To avoid unnecessary query, I would like to go B option if there are not that significant performance difference.
In B option, does snowflake query engine automatically optimize and internally behaves like the A option?
A option
With A1 AS (select * from a1 where date='2021-10-20'),
A2 AS (select * from a2 where date='2021-10-20'),
A3 AS (select * from a3 where date='2021-10-20'),
A4 AS (select * from a4 where date='2021-10-20'),
A5 AS (select * from a5 where date='2021-10-20')
SELECT *
FROM final_merged_table
and B option
With A1 AS (select * from a1),
A2 AS (select * from a2),
A3 AS (select * from a3),
A4 AS (select * from a4),
A5 AS (select * from a5)
SELECT *
FROM final_merged_table
WHERE date = '2021-10-20'
CodePudding user response:
We can test this. First, let's construct a table with a week of dates and several million rows:
create or replace table one_week2
as
select '2020-04-01'::date (7*seq8()/100000000)::int day, random() data, random() data2, random() data3
from table(generator(rowcount => 100000000))

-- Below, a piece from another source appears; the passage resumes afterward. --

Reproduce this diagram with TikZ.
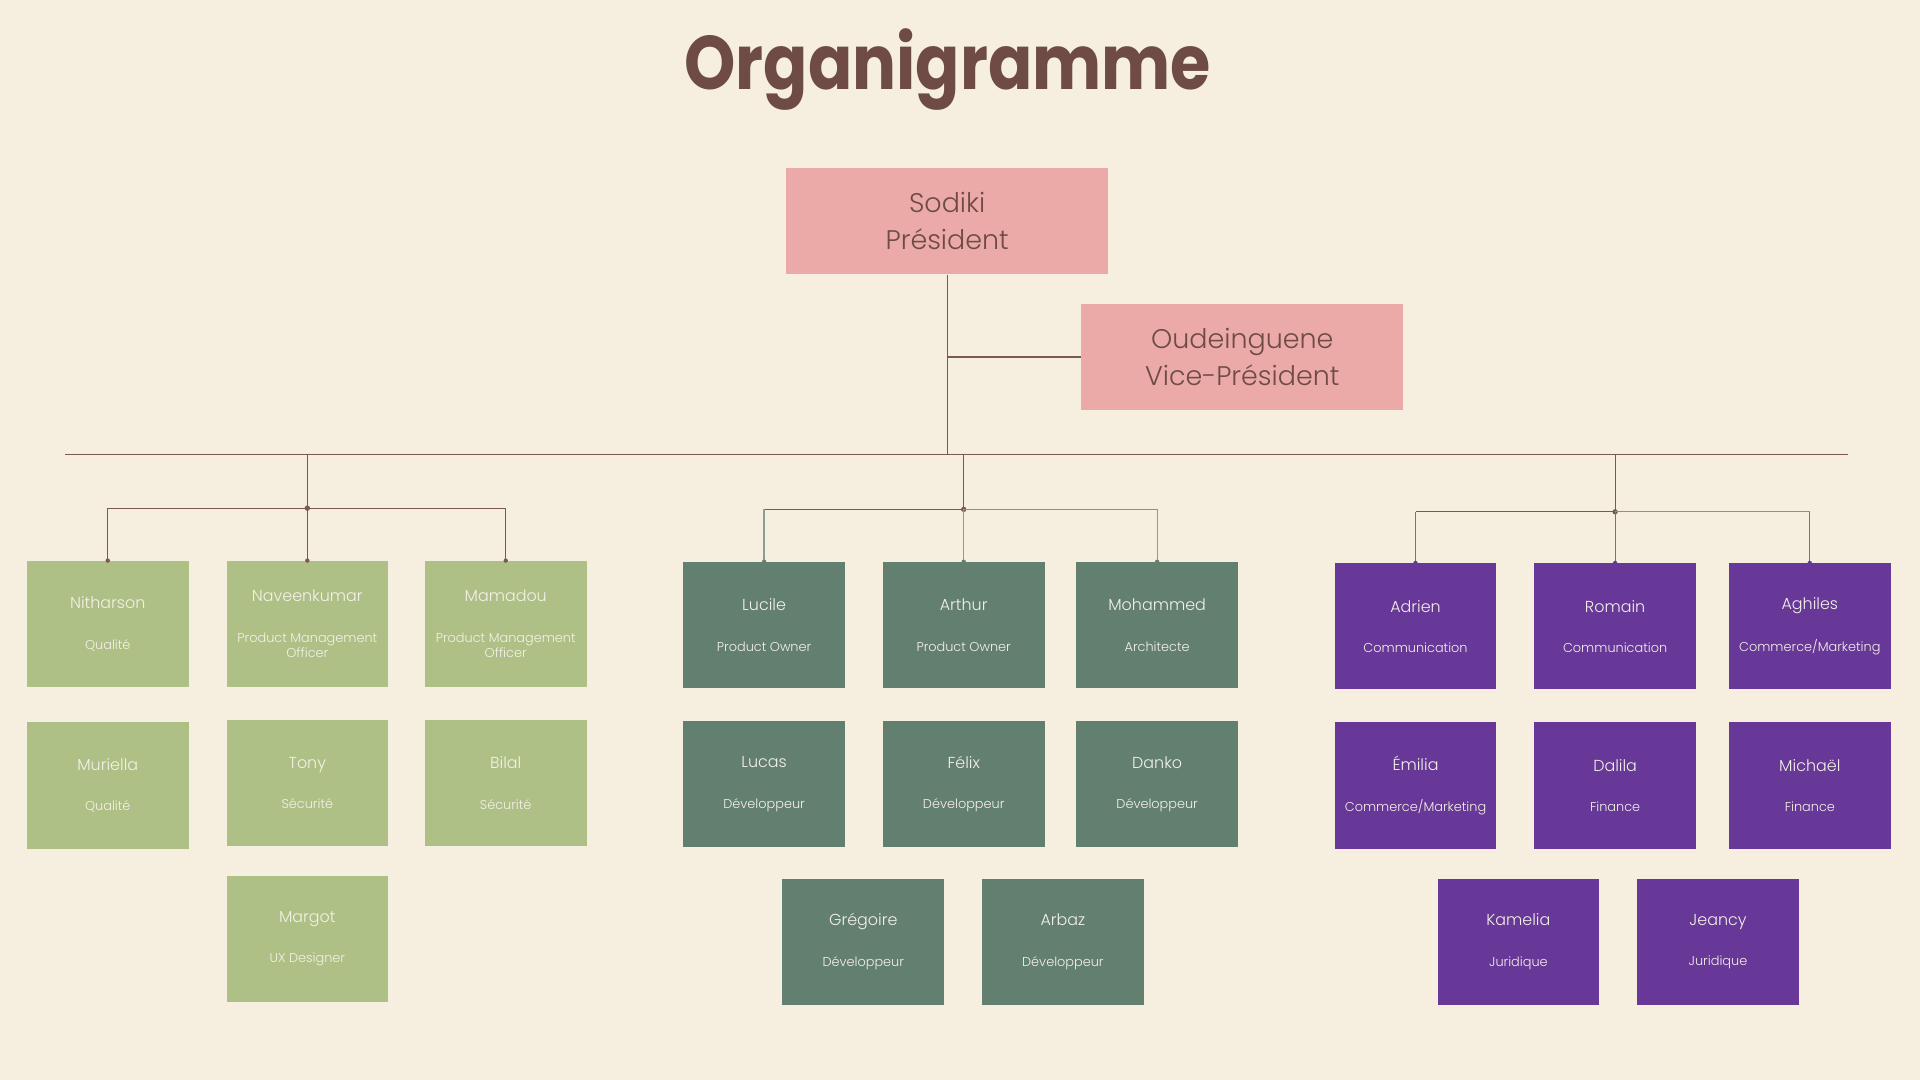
\documentclass[tikz,border=0pt]{standalone}
\usepackage{fontspec}
\IfFontExistsTF{Poppins Light}
  {\setmainfont{Poppins Light}[BoldFont=Poppins Bold]}
  {\setmainfont{Poppins}}
\usetikzlibrary{positioning}
\definecolor{fond}{HTML}{F6EFE0}
\definecolor{brun}{HTML}{6E4B45}
\definecolor{trait}{HTML}{7B5953}
\definecolor{traitclair}{HTML}{A08780}
\definecolor{rose}{HTML}{EBAAA8}
\definecolor{vert}{HTML}{AEC085}
\definecolor{sauge}{HTML}{637F70}
\definecolor{saugeclair}{HTML}{86A193}
\definecolor{mauve}{HTML}{673898}
\definecolor{mauveclair}{HTML}{8A5BB8}
\definecolor{creme}{HTML}{F4F1E8}

\tikzset{
  poste/.style={minimum width=132pt, minimum height=103pt, inner sep=0pt,
    align=center, text=creme, font=\fontsize{13}{13}\selectfont},
  chef/.style={fill=rose, minimum width=263pt, minimum height=87pt, inner sep=0pt,
    align=center, text=brun, font=\fontsize{22}{30}\selectfont},
  lien/.style={draw=trait, line width=1pt},
}
\newcommand{\role}{\fontsize{10.5}{13}\selectfont}
\newcommand{\qui}[2]{#1\\[20pt]\role #2}
\newcommand{\quideux}[3]{#1\\[20pt]\role #2\\[-0.5pt]\role #3}

\begin{document}
\begin{tikzpicture}[x=1pt,y=-1pt]
\fill[fond] (0,0) rectangle (1568,882);
\useasboundingbox (0,0) rectangle (1568,882);

\node[text=brun, font=\fontsize{62}{62}\selectfont\bfseries] (titre) at (774,57)
  {\scalebox{0.86}[1]{Organigramme}};

\node[chef] (sodiki) at (773.5,180.5) {Sodiki\\Président};
\node[chef] (oudei) at (1014.5,291.5) {Oudeinguene\\Vice-Président};

% qualite, securite
\node[poste, fill=vert] (nith) at (88,509.5) {\qui{Nitharson}{Qualité}};
\node[poste, fill=vert] (nave) at (251,509.5) {\quideux{Naveenkumar}{Product Management}{Officer}};
\node[poste, fill=vert] (mama) at (413,509.5) {\quideux{Mamadou}{Product Management}{Officer}};
\node[poste, fill=vert] (muri) at (88,641.5) {\qui{Muriella}{Qualité}};
\node[poste, fill=vert] (tony) at (251,639.5) {\qui{Tony}{Sécurité}};
\node[poste, fill=vert] (bilal) at (413,639.5) {\qui{Bilal}{Sécurité}};
\node[poste, fill=vert] (margot) at (251,766.5) {\qui{Margot}{UX Designer}};

% produit, dev
\node[poste, fill=sauge] (luci) at (624,510.5) {\qui{Lucile}{Product Owner}};
\node[poste, fill=sauge] (arth) at (787,510.5) {\qui{Arthur}{Product Owner}};
\node[poste, fill=sauge] (moha) at (945,510.5) {\qui{Mohammed}{Architecte}};
\node[poste, fill=sauge] (lucas) at (624,640.5) {\qui{Lucas}{Développeur}};
\node[poste, fill=sauge] (felix) at (787,640.5) {\qui{Félix}{Développeur}};
\node[poste, fill=sauge] (danko) at (945,640.5) {\qui{Danko}{Développeur}};
\node[poste, fill=sauge] (greg) at (705,769) {\qui{Grégoire}{Développeur}};
\node[poste, fill=sauge] (arbaz) at (868,769) {\qui{Arbaz}{Développeur}};

% commerce, finance, juridique
\node[poste, fill=mauve] (adri) at (1156,511.5) {\qui{Adrien}{Communication}};
\node[poste, fill=mauve] (roma) at (1319,511.5) {\qui{Romain}{Communication}};
\node[poste, fill=mauve] (aghi) at (1478,511.5) {\qui{Aghiles}{Commerce/Marketing}};
\node[poste, fill=mauve] (emil) at (1156,641.5) {\qui{Émilia}{Commerce/Marketing}};
\node[poste, fill=mauve] (dali) at (1319,641.5) {\qui{Dalila}{Finance}};
\node[poste, fill=mauve] (mich) at (1478,641.5) {\qui{Michaël}{Finance}};
\node[poste, fill=mauve] (kame) at (1240,769) {\qui{Kamelia}{Juridique}};
\node[poste, fill=mauve] (jean) at (1403,769) {\qui{Jeancy}{Juridique}};

% lignes
\coordinate (gauche) at (53,371);
\coordinate (droite) at (1509,371);
\draw[lien] (gauche) -- (droite);
\draw[lien] (sodiki.south) -- (sodiki.south |- gauche);
\draw[lien] (oudei.west) -- (oudei.west -| sodiki.south);

\coordinate (j1) at (251,415);
\coordinate (j2) at (787,416);
\coordinate (j3) at (1319,418);
\foreach \j in {j1,j2,j3} {
  \draw[lien] (\j |- gauche) -- (\j);
  \fill[trait] (\j) circle (2.2pt);
}
\draw[lien] (nith.north) |- (j1) -| (mama.north);
\draw[lien] (j1) -- (nave.north);
\draw[lien] (luci.north |- j2) -- (j2);
\draw[draw=traitclair, line width=1pt] (j2) -- (moha.north |- j2);
\draw[lien] (adri.north |- j3) -- (j3);
\draw[draw=traitclair, line width=1pt] (j3) -- (aghi.north |- j3);
\foreach \n in {luci,arth,moha}
  \draw[draw=saugeclair, line width=1pt] (\n.north) -- (\n.north |- j2);
\foreach \n in {adri,roma,aghi}
  \draw[draw=mauveclair, line width=1pt] (\n.north) -- (\n.north |- j3);
\foreach \n in {nith,nave,mama} \fill[trait] (\n.north) circle (1.8pt);
\foreach \n in {luci,arth,moha} \fill[sauge] (\n.north) circle (1.8pt);
\foreach \n in {adri,roma,aghi} \fill[mauve] (\n.north) circle (1.8pt);
\end{tikzpicture}
\end{document}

Now we can write both queries to go over this table:
Option 1:
With A1 AS (select * from one_week2 where day='2020-04-05'),
A2 AS (select * from one_week2 where day='2020-04-05'),
A3 AS (select * from one_week2 where day='2020-04-05'),
A4 AS (select * from one_week2 where day='2020-04-05'),
A5 AS (select * from one_week2 where day='2020-04-05'),
final_merged_table as (
select * from a1
union all select * from a2
union all select * from a3
union all select * from a4
union all select * from a5)
SELECT count(*)
FROM final_merged_table
Option 2:
With A1 AS (select * from one_week2),
A2 AS (select * from one_week2),
A3 AS (select * from one_week2),
A4 AS (select * from one_week2),
A5 AS (select * from one_week2),
final_merged_table as (
select * from a1
union all select * from a2
union all select * from a3
union all select * from a4
union all select * from a5)
SELECT count(*)
FROM final_merged_table
where day='2020-04-05'
;
When we run these queries, the profile for both looks identical - as the filter has been pushed down:
Option 1 profile
Option 2 profile
In summary
You can trust the Snowflake optimizer.
Trust is important, but also verify: Sometimes the optimizer can get confused by convoluted CTEs. Sometimes the Snowflake engs optimize the optimizer, and what doesn't work today, can work better tomorrow.